Adding hashes

[Graham Drabble]

Hi,

I have 2 arrays

%a = ('apples' => 2,
'pears' => 1);
%b = ('apples' => 3,
'pears' => 6);

Want I want is to be able to get

%c = ('apples' => 5,
'pears' => 7);

This can be achieved by

my %c;
foreach my $key (keys %a){
$c{$key} = $a{$key} + $b{$key};
}

but I was wondering if there was any way to do it without the loop.

Any ideas?

 

[Paul Lalli]

I have 2 arrays

No you don't [1].

%a = ('apples' => 2,
'pears' => 1);
%b = ('apples' => 3,
'pears' => 6);

You have two hashes.

Want I want is to be able to get

%c = ('apples' => 5,
'pears' => 7);

This can be achieved by

my %c;
foreach my $key (keys %a){
$c{$key} = $a{$key} + $b{$key};
}

but I was wondering if there was any way to do it without the loop.

How about a map?

my %c = map { $_ => $a{$_} + $b{$_} } keys %a;

Of course, this really is just a loop in disguise, as a map is
basically the same as a foreach loop with a push inside....

Paul Lalli

[1] Okay, *technically*, hashes are also known as "associative arrays",
but they're never referred to as simply "arrays". That's a different
structure entirely.

 

[Dr.Ruud]

Graham Drabble schreef:

Hi,

I have 2 arrays

%a = ('apples' => 2,
'pears' => 1);
%b = ('apples' => 3,
'pears' => 6);

Want I want is to be able to get

%c = ('apples' => 5,
'pears' => 7);

This can be achieved by

my %c;
foreach my $key (keys %a){
$c{$key} = $a{$key} + $b{$key};
}

but I was wondering if there was any way to do it without the loop.

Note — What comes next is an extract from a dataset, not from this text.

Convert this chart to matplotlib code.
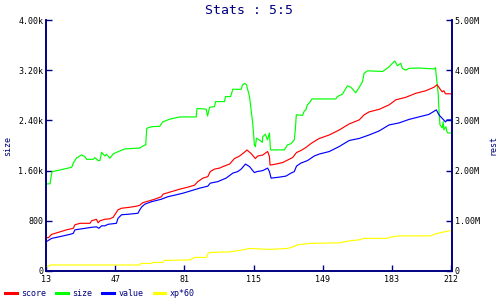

ITYM: without the block. There will always be some kind of loop, even if
only hidden like with map, or the Perl6 hyper-operators.

perl -wle '
my %a = (apples => 2, pears => 1 ) ;
my %b = (apples => 3, bears => 6 ) ;

my %c ; $c{$_} = $a{$_} + ($b{$_} or 0) for keys %a ;

print "@{[%c]}"
'

Prints: apples 5 pears 1

 

[Graham Drabble]

I have 2 arrays

No you don't [1].

Sorry, I know it is a hash, see subject. Brain not quite in gear when
writing.

You have two hashes.

How about a map?

my %c = map { $_ => $a{$_} + $b{$_} } keys %a;

Of course, this really is just a loop in disguise, as a map is
basically the same as a foreach loop with a push inside....

Thanks for that and also to Dr Ruud.

I possibly should have also said that in the case I'm currently
working on I can guarantee the hashes have identical keys.

 

[Dr.Ruud]

Graham Drabble schreef:

I possibly should have also said that in the case I'm currently
working on I can guarantee the hashes have identical keys.

Your 'apples pears' communicated the opposite.